Meifeng was discharged on Tuesday morning. To celebrate, Nan ordered from the local Sichuan restaurant a feast of the Lins’ favorites: braised pork ribs with sweet potato, cold eggplant soaked in garlic and fresh chili peppers, marinated beef tongue, little oval slices of glutinous rice cakes glistening with oil atop a bed of leeks. Austin was coaxed down to dinner by the combined pressure of the entire family. He made an effort to shower and shave, arriving at the table wearing a pin-striped suit, silk tie and all, as if the clothes would trigger him into a different mode of living. Ivy had never seen anything so feeble in all her life. Nan smiled hopefully and Shen spoke in hearty tones about how much weight Austin had lost. None of them commented on the impracticality of eating oily food dressed in one’s best suit. Shen drank too much. Nan heaped meat into her children’s rice bowls. In other words, nothing had changed. At least on the surface. And yet Ivy saw that her father was drinking expensive liquor, not generic beer, and Nan wore a thin gold necklace over her turtleneck. Nan never used to wear jewelry. This new jewelry-wearing Nan ordered eighty-dollar takeout meals instead of scolding Meifeng for buying Austin a McDonald’s Happy Meal. There were a host of other flyers and coupons for Chinese restaurants clipped on the fridge, suggesting this was a usual occurrence. What luxury. Maybe she and Austin would have been different people if they’d grown up eating eighty-dollar Chinese takeout meals. Maybe this. Maybe that. Who knew what made you you. Ivy wished she knew.

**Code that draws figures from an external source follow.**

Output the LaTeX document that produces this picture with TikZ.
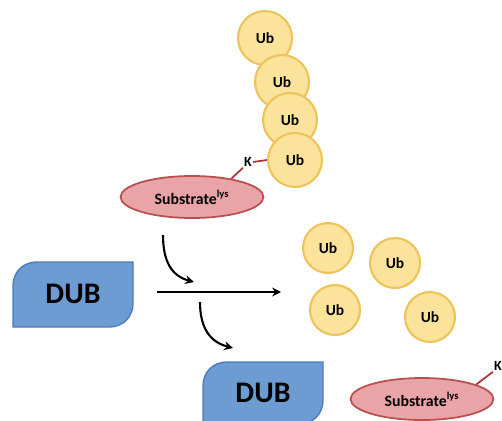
\documentclass[tikz,border=0pt]{standalone}
\usepackage{fontspec}
\setmainfont{Carlito}
\usepackage{tikz}
\usetikzlibrary{shapes.geometric, positioning, calc, arrows.meta}

\definecolor{ubfill}{HTML}{FBE39B}
\definecolor{ubdraw}{HTML}{EDC45C}
\definecolor{subfill}{HTML}{E8A4A7}
\definecolor{subdraw}{HTML}{B9504F}
\definecolor{klink}{HTML}{A8383A}
\definecolor{dubfill}{HTML}{6D9CD3}
\definecolor{dubdraw}{HTML}{4A7DBA}

\tikzset{
    ub/.style={circle, draw=ubdraw, fill=ubfill, line width=1.2pt, minimum size=1.08cm,
        inner sep=0pt, font=\fontsize{8.8}{10}\selectfont\bfseries},
    ubfree/.style={ub, minimum size=1.0cm},
    substrate/.style={ellipse, draw=subdraw, fill=subfill, line width=1pt, minimum width=2.86cm,
        minimum height=0.84cm, inner sep=0pt, font=\fontsize{9}{10}\selectfont\bfseries},
    lysk/.style={inner sep=0.5pt, font=\fontsize{8}{9}\selectfont\bfseries},
    klinkline/.style={draw=klink, line width=1pt},
    dubbox/.style={draw=dubdraw, fill=dubfill, line width=0.8pt},
    dubtext/.style={inner sep=0pt, font=\fontsize{17}{19}\selectfont\bfseries},
    react/.style={-{Stealth[length=5pt, width=5pt]}, line width=1.2pt},
}

\begin{document}
\begin{tikzpicture}[x=0.02cm, y=-0.02cm]
    \useasboundingbox (0,0) rectangle (502,420);

    % Poly-ubiquitin chain on the substrate lysine
    \node[ub] (ub1) at (265,38) {Ub};
    \node[ub] (ub2) at (282,82) {Ub};
    \node[ub] (ub3) at (290,120) {Ub};
    \node[ub] (ub4) at (295,160) {Ub};

    % Substrate with its lysine
    \node[substrate] (sub) at (192,197) {Substrate\textsuperscript{lys}};
    \node[lysk] (k1) at (248,162) {K};
    \draw[klinkline] (k1.east) -- (ub4.west);
    \draw[klinkline] (k1.south west) -- (sub.25);

    % DUB enzyme before the reaction
    \draw[dubbox] (13,327) -- (13,286) .. controls (13,272) and (23,262) .. (37,262) -- (133,262)
        -- (133,303) .. controls (133,317) and (123,327) .. (109,327) -- cycle;
    \node[dubtext] (dub1) at (73,294) {DUB};

    % Reaction arrows
    \coordinate (r0) at (157,292);
    \coordinate (r1) at (281,292);
    \draw[react, line width=1.6pt] (r0) -- (r1);

    \coordinate (in0) at (163,235);
    \coordinate (in1) at (194,282);
    \draw[react] (in0) .. controls (163,262) and (172,276) .. (in1);

    \coordinate (out0) at (200,302);
    \coordinate (out1) at (233,348);
    \draw[react] (out0) .. controls (200,328) and (210,342) .. (out1);

    % Released free ubiquitins
    \node[ubfree] (ubA) at (328,248) {Ub};
    \node[ubfree] (ubB) at (395,263) {Ub};
    \node[ubfree] (ubC) at (335,310) {Ub};
    \node[ubfree] (ubD) at (430,317) {Ub};

    % DUB enzyme after the reaction
    \draw[dubbox] (203,426) -- (203,386) .. controls (203,372) and (213,362) .. (227,362) -- (323,362)
        -- (323,400) .. controls (323,414) and (313,424) .. (299,424) -- cycle;
    \node[dubtext] (dub2) at (263,393) {DUB};

    % Free substrate with its lysine
    \node[substrate] (sub2) at (422,399) {Substrate\textsuperscript{lys}};
    \node[lysk] (k2) at (498,366) {K};
    \draw[klinkline] (k2.south west) -- (sub2.15);

\end{tikzpicture}
\end{document}
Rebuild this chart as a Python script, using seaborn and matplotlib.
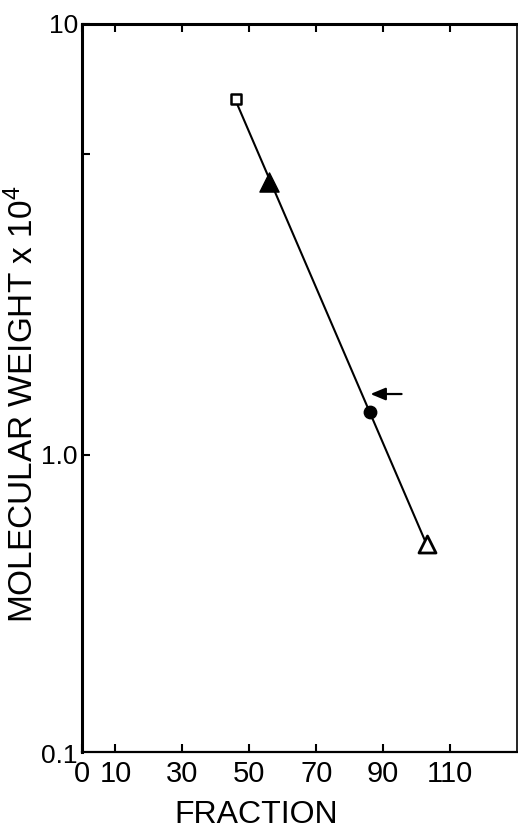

She could hardly eat. She watched as Shen chuckled to himself over something Nan said. When Nan complained of a headache, he got up and went to fetch her a glass of water. They snapped at each other over various past grievances, not in a serious way, it was just how they talked, without awareness of the other person as other but only as an extension of speaking to themselves. Ivy wondered if she and Gideon would ever learn that intimate language of marriage. Would they have fights about laundry and cooking, pee in front of each other, argue about where to go on vacation? She could not imagine such a life with Gideon. Happiness with him had always been like an impressionist painting—one had to take a step back to appreciate the scene. Their marriage, if they married, would be like the peonies floating in the water bowl back in Ivy’s room at Finn Oaks: tranquil, elegant, unmarred by strife. What did it matter if she never experienced the mundane familiarity of the sort between her parents? She had never wanted that kind of love anyway. She had only ever wanted the picturesque, the heroic.